Download the SegSub dataset to SegSub/data and extract the generated images:
cd data
pip install py7zr
py7zr x images.7z
cd ..
Alternatively, perturbations can be generated locally. Note, this process takes some time and depends on both the number of VQA samples from the original datasets, and the number of generations per sample. GPU hour estimates for the 200,000 original generations are given (based on runtime with 2x NVIDIA RTX A6000).
- download VQA datasets
- generate a similar dataset using the scripts in augmentation (300 GPU hours), and
- use the quality check scripts to filter out low quality generations (200 GPU hours).
In order to either generate an alternative dataset or finetune and evaluate VLMs, you will need to download the relevant VQA dataset.
The directory structure should be as follows:
SegSub/
├── data/
│ ├── coco-images/
│ │ ├── train2014/
│ │ ├── val2014/
│ ├── webqa-images/
│ │ ├── imgs.lineidx
│ │ ├── imgs.tsv
│ ├── WebQA_train_val.json
│ ├── vqav2_val.json
│ ├── vqav2_train.json
│ ├── okvqa_val.json
│ ├── okvqa_train.json
Download and extract the WebQA image dataset from the Google Drive provided by authors of WebQA in data/webqa-images.
mkdir data/
mkdir data/webqa-images && cd data/webqa-images
py7zr x WebQA_imgs_7z_chunks/*.7z
py7zr x WebQA_data_first_release.7z
mv WebQA_train_val.json ../
cd ..
mkdir data/coco-images && cd data/coco-images/
wget http://images.cocodataset.org/zips/train2014.zip
wget http://images.cocodataset.org/zips/val2014.zip
unzip train2014.zip
unzip val2014.zip
cd data
wget https://s3.amazonaws.com/cvmlp/vqa/mscoco/vqa/v2_Questions_Train_mscoco.zip
wget https://s3.amazonaws.com/cvmlp/vqa/mscoco/vqa/v2_Questions_Val_mscoco.zip
unzip v2_Questions_Train_mscoco.zip
unzip v2_Questions_Val_mscoco.zip
mv v2_OpenEnded_mscoco_val2014_questions.json vqav2_val.json
mv v2_OpenEnded_mscoco_train2014_questions.json vqav2_train.json
cd ..
cd data
wget https://okvqa.allenai.org/static/data/OpenEnded_mscoco_train2014_questions.json.zip
wget https://okvqa.allenai.org/static/data/OpenEnded_mscoco_val2014_questions.json.zip
unzip OpenEnded_mscoco_train2014_questions.json.zip
unzip OpenEnded_mscoco_val2014_questions.json.zip
mv OpenEnded_mscoco_val2014_questions.json okvqa_val.json
mv OpenEnded_mscoco_train2014_questions.json okvqa_train.json
cd ..
Based on these datasets, we can finetune and evaluate the robustness of VLMs to counterfactual samples and knowledge conflicts.
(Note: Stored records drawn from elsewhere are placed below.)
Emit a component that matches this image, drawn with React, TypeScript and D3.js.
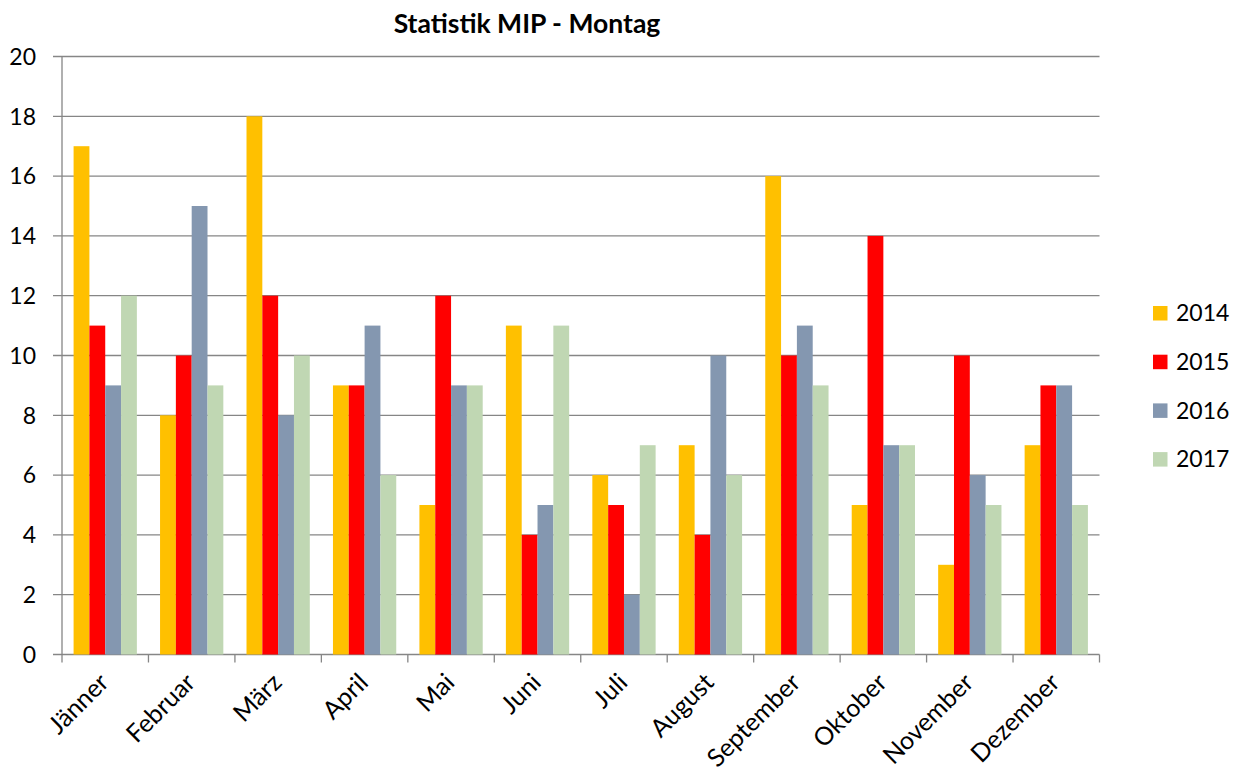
import React from "react";
import * as d3 from "d3";

const months = ["Jänner","Februar","März","April","Mai","Juni","Juli","August","September","Oktober","November","Dezember"];
const seriesNames = ["2014","2015","2016","2017"];
const v2014 = [17,8,18,9,5,11,6,7,16,5,3,7];
const v2015 = [11,10,12,9,12,4,5,4,10,14,10,9];
const v2016 = [9,15,8,11,9,5,2,10,11,7,6,9];
const v2017 = [12,9,10,6,9,11,7,6,9,7,5,5];
const yTicks = [0,2,4,6,8,10,12,14,16,18,20];
const colors = ["#FFC000","#FF0000","#8497B0","#C0D7B3"];

export default function App() {
  const W = 1242, H = 774;
  const left = 62, right = 1099.5, top = 56.5, bottom = 654.5;
  const font = "Lato, 'Open Sans', sans-serif";
  const series = [v2014, v2015, v2016, v2017];
  const x = d3.scaleBand<string>().domain(months).range([left, right]).padding(0);
  const bw = x.bandwidth();
  const inner = d3.scaleBand<string>().domain(seriesNames).range([bw * 0.134, bw * 0.866]).padding(0);
  const y = d3.scaleLinear().domain([0, 20]).range([bottom, top]);

  return (
    <svg width={W} height={H} style={{ position: "absolute", left: 0, top: 0, background: "#fff" }} fontFamily={font}>
      <rect width={W} height={H} fill="#fff" />
      <text x={527} y={33} textAnchor="middle" fontWeight="bold" fontSize={26.5}>Statistik MIP - Montag</text>
      {yTicks.map(t => (
        <g key={t}>
          <line x1={left - 9} x2={right} y1={y(t)} y2={y(t)} stroke="#868686" strokeWidth={1.3} />
          <text x={36} y={y(t)} dy="0.36em" textAnchor="end" fontSize={23}>{t}</text>
        </g>
      ))}
      <line x1={left} x2={left} y1={top} y2={bottom} stroke="#868686" strokeWidth={1.3} />
      {months.map((m, i) => (
        <line key={m} x1={left + i * bw} x2={left + i * bw} y1={bottom} y2={bottom + 8} stroke="#868686" strokeWidth={1.3} />
      ))}
      <line x1={right} x2={right} y1={bottom} y2={bottom + 8} stroke="#868686" strokeWidth={1.3} />
      {series.map((vals, s) =>
        vals.map((v, i) => (
          <rect key={s + "-" + i}
            x={(x(months[i]) as number) + (inner(seriesNames[s]) as number)}
            width={inner.bandwidth()}
            y={y(v)} height={y(0) - y(v)} fill={colors[s]} />
        ))
      )}
      {months.map(m => {
        const cx = (x(m) as number) + bw / 2 + 5;
        const cy = 684;
        return (
          <text key={m} transform={`translate(${cx},${cy}) rotate(-45)`} textAnchor="end" fontSize={25}>{m}</text>
        );
      })}
      {seriesNames.map((n, i) => {
        const cy = 313 + i * 48.7;
        return (
          <g key={n}>
            <rect x={1153} y={cy - 7} width={14.5} height={14.5} fill={colors[i]} />
            <text x={1176} y={cy} dy="0.36em" fontSize={23}>{n}</text>
          </g>
        );
      })}
    </svg>
  );
}
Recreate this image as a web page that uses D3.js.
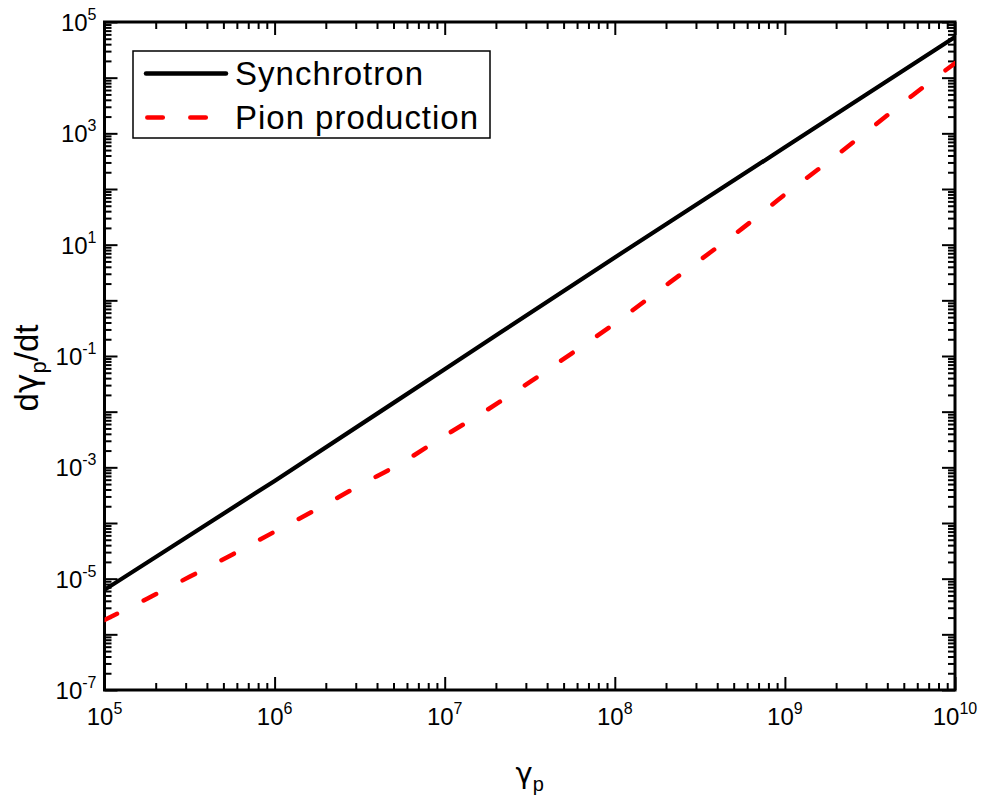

GPU hour estimates for the training and evaluation sets are given (based on runtime with 2x NVIDIA RTX A6000).
For setting up and running finetuning using SegSub data and SWIFT, see our finetuning scripts (16 GPU hours per model per epoch).
For setting up and running evaluation on the SegSub evaluation set (or any other dataset generated using the framework), see our evaluation scripts (6 GPU hours per model).
Finally, run the R scripts to plot the results as shown in the paper.